The Football Connoisseur group is all about celebrating the very fabric of the game: skills, statistics, players and stadia. Nike’s ‘airport’ commercial for the 1998 World Cup is a great example, as the Brazil squad – Ronaldo, Romario, Denilson et al – use an airport as a giant playground to showcase their abilities. There is also this year’s Risk Everything campaign, which features Wayne Rooney, Cristiano Ronaldo and Neymar. It focuses on the pressure placed on the players as they prepare to play on the world's stage, at the same time as embracing the innocent joy of playing and following the game.
Finally, Football Carnival is about celebrating the sociability, colours and festival nature of the World Cup – bringing continents and peoples together. This thread, for obvious socio-political reasons, ran through many campaigns for the 2010 tournament, staged in South Africa. Everyone from politicians to pop stars (see Shakira’s Waka Waka official theme song) to advertisers unashamedly embraced the ‘unified’ blueprint.
Car manufacturer Hyundai’s message in its own ad spelled it out.
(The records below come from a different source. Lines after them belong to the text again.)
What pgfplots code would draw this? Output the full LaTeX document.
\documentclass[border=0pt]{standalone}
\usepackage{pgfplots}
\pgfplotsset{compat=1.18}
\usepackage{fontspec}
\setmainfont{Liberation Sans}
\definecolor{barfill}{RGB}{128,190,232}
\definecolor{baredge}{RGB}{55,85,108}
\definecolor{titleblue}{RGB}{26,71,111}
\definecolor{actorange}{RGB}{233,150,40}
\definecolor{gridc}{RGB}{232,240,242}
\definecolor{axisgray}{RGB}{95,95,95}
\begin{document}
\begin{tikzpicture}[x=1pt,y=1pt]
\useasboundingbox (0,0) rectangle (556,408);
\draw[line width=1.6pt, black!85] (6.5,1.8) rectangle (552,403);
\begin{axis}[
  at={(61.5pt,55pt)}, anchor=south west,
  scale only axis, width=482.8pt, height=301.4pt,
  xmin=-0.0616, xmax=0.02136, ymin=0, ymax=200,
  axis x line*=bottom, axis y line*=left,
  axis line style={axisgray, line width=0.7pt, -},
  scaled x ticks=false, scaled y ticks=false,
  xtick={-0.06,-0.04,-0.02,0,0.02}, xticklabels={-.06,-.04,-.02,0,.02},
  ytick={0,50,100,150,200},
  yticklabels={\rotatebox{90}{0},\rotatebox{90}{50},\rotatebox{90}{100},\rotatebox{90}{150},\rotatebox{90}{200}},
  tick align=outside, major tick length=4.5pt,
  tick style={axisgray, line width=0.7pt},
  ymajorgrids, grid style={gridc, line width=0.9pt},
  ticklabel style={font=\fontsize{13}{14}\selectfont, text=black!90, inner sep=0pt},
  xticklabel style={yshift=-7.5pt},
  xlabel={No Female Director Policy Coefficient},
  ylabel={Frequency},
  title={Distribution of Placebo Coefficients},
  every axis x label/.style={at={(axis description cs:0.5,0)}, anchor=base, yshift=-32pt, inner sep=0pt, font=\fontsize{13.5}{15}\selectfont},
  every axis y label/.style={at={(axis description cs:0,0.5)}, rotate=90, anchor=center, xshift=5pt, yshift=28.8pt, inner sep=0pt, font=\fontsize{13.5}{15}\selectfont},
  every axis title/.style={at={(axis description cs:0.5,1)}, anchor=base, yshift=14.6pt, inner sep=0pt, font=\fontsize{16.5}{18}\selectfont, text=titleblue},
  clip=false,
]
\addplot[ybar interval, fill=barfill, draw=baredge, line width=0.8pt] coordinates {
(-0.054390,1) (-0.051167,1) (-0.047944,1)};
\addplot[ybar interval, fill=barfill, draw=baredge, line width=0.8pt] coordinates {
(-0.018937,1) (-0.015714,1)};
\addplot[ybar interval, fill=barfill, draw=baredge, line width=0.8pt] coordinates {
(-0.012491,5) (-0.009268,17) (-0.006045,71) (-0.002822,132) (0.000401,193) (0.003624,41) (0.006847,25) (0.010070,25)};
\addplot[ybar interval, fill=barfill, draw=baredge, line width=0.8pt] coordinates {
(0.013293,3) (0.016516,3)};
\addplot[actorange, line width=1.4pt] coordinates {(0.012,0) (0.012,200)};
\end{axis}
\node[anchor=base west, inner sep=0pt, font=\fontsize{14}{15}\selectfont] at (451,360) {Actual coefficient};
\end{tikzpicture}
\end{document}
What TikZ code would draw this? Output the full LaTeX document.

It was, it said, a “passionate sponsor of the event that unites the world through sport”. Then there was Pepsi’s ‘Oh Africa’ spot, starring Lionel Messi, Didier Drogba and Frank Lampard. The players visit an African township and take part in a game of football against a group of local kids for – of course – the prize of a can of Pepsi. Hundreds of locals get involved and mark out the pitch, but move with the players, effectively meaning that Pepsi’s group of superstars cannot get near the goal they are attacking.
Which brings us back to 2006 and Pepsi’s major rival, Coca-Cola. Coke ran a ‘Rivals’ spot eight years ago that brought together animated classic foes (postman and dog, cactus and balloon, cuckolded husband and secret lover) in celebration of their countries scoring a goal at the World Cup. But, while Coca-Cola gained the greatest success in marketing and sponsorship from the 2006 tournament, the true winner was the nation of Germany. The European Sponsorship Association’s post-World Cup evaluation session concluded later that year that the Germans managed to force a complete reappraisal of their country, their people, and their spirit and had repackaged themselves as a tourist destination and travel experience.
This year, however, Coca-Cola has disclosed contingency plans to adapt its World Cup sponsorship and soften its celebratory ‘Moments of Happiness’ theme in Brazil if civil unrest returns. Coke’s chief marketing and commercial officer even went so far as to say:
“That [World Cup] spotlight can act as an opportunity to tell a story of happiness, but it can also be a spotlight to tell a story of grievances and concerns that they [the public] have about the direction of the country.”
Whether their messaging changes tone to better reflect the mood of the country, and whether this year’s hosts or Coca-Cola will be as successful in their aims is yet to be seen. A change of narrative would be an unprecedented move, particularly with such a short time to go before it all kicks off.
At least we can rely on the England team to deliver the same old story. Probably.